==== DATA LINES
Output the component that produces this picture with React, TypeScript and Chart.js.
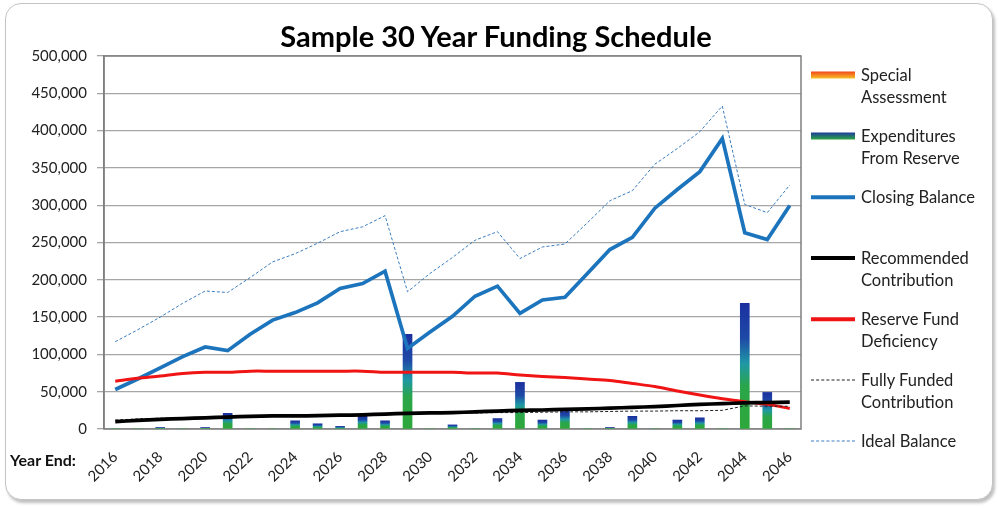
import React, { useEffect, useRef } from 'react';
import { Chart, registerables } from 'chart.js';

Chart.register(...registerables);

const years = [
  '2016', '2017', '2018', '2019', '2020', '2021', '2022', '2023', '2024', '2025',
  '2026', '2027', '2028', '2029', '2030', '2031', '2032', '2033', '2034', '2035',
  '2036', '2037', '2038', '2039', '2040', '2041', '2042', '2043', '2044', '2045', '2046',
];

const specialAssessment = [
  0, 0, 0, 0, 0, 0, 0, 0, 0, 0, 0, 0, 0, 0, 0, 0, 0, 0, 0, 0, 0, 0, 0, 0, 0, 0, 0, 0, 0, 0, 0,
];

const expendituresFromReserve = [
  0, 0, 2000, 0, 2000, 21000, 0, 0, 11000, 7000,
  3500, 17000, 11000, 127000, 0, 5500, 0, 14000, 62500, 12000,
  25000, 0, 2000, 17000, 0, 12000, 15000, 0, 168500, 49000, 0,
];

const closingBalance = [
  53000, 67000, 82000, 97000, 110000, 105000, 127000, 146000, 156000, 169000,
  188500, 195000, 211500, 108000, 130000, 151000, 178000, 191500, 155000, 173000,
  176500, 208500, 240500, 257000, 296000, 321000, 345000, 389500, 263000, 254000, 299500,
];

const recommendedContribution = [
  10000, 11500, 13000, 14000, 15000, 16000, 17000, 17500, 17500, 18000,
  18500, 19000, 20000, 21000, 21500, 22000, 23000, 24000, 25000, 25500,
  26500, 27000, 28000, 29000, 30000, 31500, 33000, 34000, 35000, 35500, 36000,
];

const reserveFundDeficiency = [
  64000, 68000, 71000, 74500, 76000, 76000, 77500, 77500, 77500, 77500,
  77500, 77500, 76000, 76000, 76000, 76000, 75000, 75000, 72500, 70500,
  69000, 67000, 65000, 61000, 57000, 51000, 45500, 40500, 36500, 33000, 27500,
];

const fullyFundedContribution = [
  12000, 13500, 14500, 15000, 15500, 16000, 16500, 17000, 17500, 18000,
  18500, 19500, 20500, 21000, 21000, 21000, 21500, 22000, 22000, 22500,
  23000, 23000, 23500, 24000, 24000, 24500, 24500, 25000, 31000, 30500, 30500,
];

const idealBalance = [
  117000, 133000, 150000, 168500, 185000, 183000, 203000, 224000, 235000, 249000,
  264500, 271000, 286000, 184000, 208500, 230000, 253000, 264500, 228500, 244000,
  248000, 276500, 306000, 319500, 355000, 376000, 398500, 433000, 301000, 290000, 327000,
];

const yMin = 0;
const yMax = 500000;
const yStep = 50000;

const FONT = 'Lato, "Open Sans", sans-serif';

function makeBarGradient(stops: [number, string][], fallback: string) {
  return (c: any) => {
    const chart = c.chart;
    const { ctx, chartArea, scales } = chart;
    if (!chartArea || c.type !== 'data' || !scales || !scales.y) return fallback;
    const v = Number(c.raw) || 0;
    const top = scales.y.getPixelForValue(v);
    const bottom = scales.y.getPixelForValue(0);
    if (!(bottom - top > 0.5)) return fallback;
    const g = ctx.createLinearGradient(0, top, 0, bottom);
    stops.forEach(([o, col]) => g.addColorStop(o, col));
    return g;
  };
}

const plotBorder = {
  id: 'plotBorder',
  beforeDatasetsDraw(chart: any) {
    const { ctx, chartArea } = chart;
    ctx.save();
    ctx.strokeStyle = '#7f7f7f';
    ctx.lineWidth = 1.5;
    ctx.strokeRect(chartArea.left, chartArea.top, chartArea.right - chartArea.left, chartArea.bottom - chartArea.top);
    ctx.restore();
  },
};

type LegendItem = {
  lines: string[];
  swatch: React.CSSProperties;
};

const legendItems: LegendItem[] = [
  { lines: ['Special', 'Assessment'], swatch: { height: 7, background: 'linear-gradient(#f2461a, #f7c22a)' } },
  { lines: ['Expenditures', 'From Reserve'], swatch: { height: 7, background: 'linear-gradient(#1d3a9f, #2aa640)' } },
  { lines: ['Closing Balance'], swatch: { height: 3.5, background: '#1c74bd' } },
  { lines: ['Recommended', 'Contribution'], swatch: { height: 4, background: '#000' } },
  { lines: ['Reserve Fund', 'Deficiency'], swatch: { height: 3.5, background: '#f01414' } },
  { lines: ['Fully Funded', 'Contribution'], swatch: { height: 0, borderTop: '1px dashed #222' } },
  { lines: ['Ideal Balance'], swatch: { height: 0, borderTop: '1px dashed #3a7dc0' } },
];

export default function App() {
  const canvasRef = useRef<HTMLCanvasElement | null>(null);

  useEffect(() => {
    const canvas = canvasRef.current;
    if (!canvas) return;
    const chart = new Chart(canvas, {
      type: 'bar',
      data: {
        labels: years,
        datasets: [
          {
            type: 'line',
            label: 'Closing Balance',
            data: closingBalance,
            borderColor: '#1c74bd',
            borderWidth: 3.7,
            pointRadius: 0,
            tension: 0,
            order: 3,
          },
          {
            type: 'line',
            label: 'Ideal Balance',
            data: idealBalance,
            borderColor: '#3a7dc0',
            borderWidth: 1,
            borderDash: [3, 2],
            pointRadius: 0,
            tension: 0,
            order: 4,
          },
          {
            type: 'line',
            label: 'Reserve Fund Deficiency',
            data: reserveFundDeficiency,
            borderColor: '#f01414',
            borderWidth: 3,
            pointRadius: 0,
            tension: 0.3,
            order: 2,
          },
          {
            type: 'line',
            label: 'Fully Funded Contribution',
            data: fullyFundedContribution,
            borderColor: '#222',
            borderWidth: 1,
            borderDash: [3, 2],
            pointRadius: 0,
            tension: 0,
            order: 1,
          },
          {
            type: 'line',
            label: 'Recommended Contribution',
            data: recommendedContribution,
            borderColor: '#000',
            borderWidth: 3.7,
            pointRadius: 0,
            tension: 0.3,
            order: 0,
          },
          {
            type: 'bar',
            label: 'Expenditures From Reserve',
            data: expendituresFromReserve,
            backgroundColor: makeBarGradient(
              [[0, '#1b30a0'], [0.28, '#1e4aa6'], [0.48, '#1f98a6'], [0.66, '#2aa54a'], [1, '#2ea83a']],
              '#2ea83a'
            ),
            borderWidth: 0,
            barThickness: 9,
            grouped: false,
            order: 10,
          },
          {
            type: 'bar',
            label: 'Special Assessment',
            data: specialAssessment,
            backgroundColor: makeBarGradient([[0, '#f2461a'], [1, '#f7c22a']], 'rgba(0,0,0,0)'),
            borderWidth: 0,
            barThickness: 9,
            grouped: false,
            order: 11,
          },
        ],
      },
      options: {
        responsive: false,
        animation: false,
        devicePixelRatio: 1,
        layout: { padding: { left: 0, top: 56, right: 199, bottom: 4 } },
        plugins: {
          legend: { display: false },
          title: { display: false },
          tooltip: { enabled: false },
        },
        scales: {
          x: {
            type: 'category',
            offset: true,
            grid: { display: false, drawTicks: false },
            border: { display: false },
            ticks: {
              autoSkip: false,
              maxRotation: 45,
              minRotation: 45,
              padding: 19,
              color: '#222',
              font: { family: FONT, size: 15 },
              callback: (_v: any, i: number) => (i % 2 === 0 ? years[i] : ''),
            },
            afterFit: (s: any) => {
              s.height = 75;
            },
          },
          y: {
            min: yMin,
            max: yMax,
            ticks: {
              stepSize: yStep,
              padding: 10,
              color: '#222',
              font: { family: FONT, size: 15 },
              callback: (v: any) => Number(v).toLocaleString('en-US'),
            },
            grid: { color: '#a6a6a6', lineWidth: 1.3, tickLength: 7, drawTicks: true },
            border: { display: true, color: '#7f7f7f', width: 1.5 },
            afterFit: (s: any) => {
              s.width = 104;
            },
          },
        },
      },
      plugins: [plotBorder],
    });
    return () => chart.destroy();
  }, []);

  return (
    <div style={{ position: 'fixed', left: 0, top: 0, width: 1000, height: 508, background: '#fff', overflow: 'hidden' }}>
      <div
        style={{
          position: 'absolute',
          left: 5,
          top: 3,
          width: 986,
          height: 495,
          border: '1.5px solid #c4c4c4',
          borderRadius: 16,
          boxShadow: '2px 3px 3px rgba(0,0,0,0.25)',
          background: '#fff',
        }}
      />
      <canvas ref={canvasRef} width={1000} height={508} style={{ position: 'absolute', left: 0, top: 0, width: 1000, height: 508 }} />
      <div
        style={{
          position: 'absolute',
          left: 196,
          width: 600,
          top: 17,
          textAlign: 'center',
          fontFamily: FONT,
          fontWeight: 700,
          fontSize: 29,
          lineHeight: '38px',
          color: '#000',
        }}
      >
        Sample 30 Year Funding Schedule
      </div>
      <div
        style={{
          position: 'absolute',
          left: 10,
          top: 450,
          fontFamily: FONT,
          fontWeight: 700,
          fontSize: 16,
          lineHeight: '20px',
          color: '#111',
        }}
      >
        Year End:
      </div>
      {legendItems.map((it, i) => (
        <div key={i} style={{ position: 'absolute', left: 811, top: 64 + i * 61, width: 185 }}>
          <div
            style={{
              position: 'absolute',
              left: 0,
              top: 11,
              width: 44,
              transform: 'translateY(-50%)',
              ...it.swatch,
            }}
          />
          <div
            style={{
              position: 'absolute',
              left: 50,
              top: 0,
              fontFamily: FONT,
              fontSize: 16.5,
              lineHeight: '22px',
              color: '#222',
              whiteSpace: 'nowrap',
            }}
          >
            {it.lines.map((l, j) => (
              <div key={j}>{l}</div>
            ))}
          </div>
        </div>
      ))}
    </div>
  );
}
========
§ **WHAT THE TASK REQUIRES**:
Read through the lines above and collect those that contain the string "React".

§ **PROBLEM SOLUTION**:
Output the component that produces this picture with React, TypeScript and Chart.js.
import React, { useEffect, useRef } from 'react';
  swatch: React.CSSProperties;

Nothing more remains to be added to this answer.